Michigan State Dedicates Magic Johnson Statue
Bronze structure honors Spartan great.
Nov. 1, 2003
EAST LANSING, Mich. - Hundreds of fans gathered Saturday to watch Earvin "Magic" Johnson pull the cover off a 12-foot bronze statue of himself as a Michigan State basketball player.
Johnson, his teammates on the Spartans' 1979 championship team and university officials helped dedicate the statue in front of Michigan State's Breslin Center.
"I did not achieve this alone," Johnson said after receiving a standing ovation and taking a long pause to keep down his emotion. "It's about all these guys, it's not about me. It was always about being a Spartan."
The statue has Johnson with a basketball in one hand is using the other hand to direct other players.
Johnson helped Michigan State win the NCAA championship in 1979 as a sophomore before going on to the Los Angeles Lakes in the NBA. With Johnson, the Lakers won five NBA titles and he was named league MVP three times.
University officials and current basketball coach Tom Izzo noted Johnson's charitable contributions to the Lansing community, where he grew up.
Matthew Means, a 2002 Michigan State graduate, said he's happy to see Michigan State recognize Johnson's accomplishments.

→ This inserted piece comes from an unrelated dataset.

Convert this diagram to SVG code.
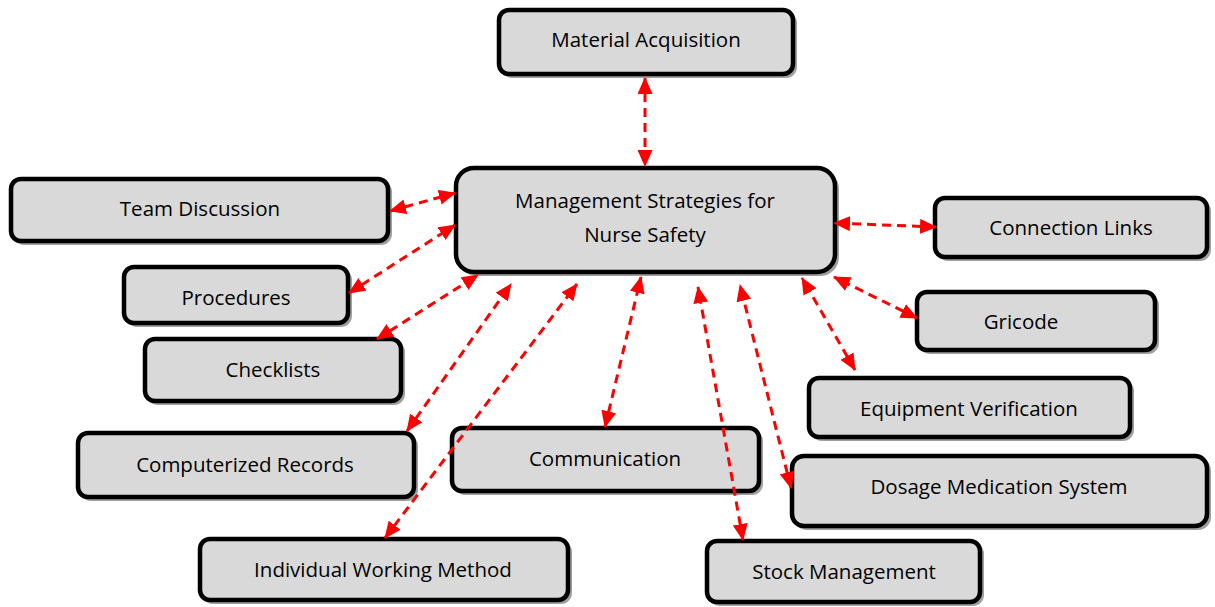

"The man is just amazing," said Means, who is studying to be a priest in Kentucky. "He's had a tremendous impact on so many people's lives."
Molly Peterman, 23, of Lansing, also turned out for the dedication. She said Johnson has helped her develop her basketball skills when he stops by a local gym to work out.
"He really makes other people feel like they're on the same level as him," she said.
The dedication began Michigan State's season-long celebration of the 25th anniversary of the 1979 championship.
"That was a special time, a special team led by a special person," said Jud Heathcote, who coached Johnson and the 1979 championship Spartans.
The $250,000 statue was funded by private donations. It was designed by Highland Park, Ill.-based designer Omri Amrany and is titled "Always a Champion."
"I hope the statue is about more than basketball, because I'm about more than basketball," said Johnson, who has become a successful businessman since retiring from the NBA.
The statue was dedicated before Michigan and Michigan State's football teams faced off at Spartan Stadium.
"I cannot wait to take off this suit and put on my green and white," said Johnson, who was later acknowledged along with other members of the 1979 team during halftime.
Johnson is scheduled to play with the Harlem Globetrotters on Sunday against Michigan State in the Spartans' first exhibition game of the season.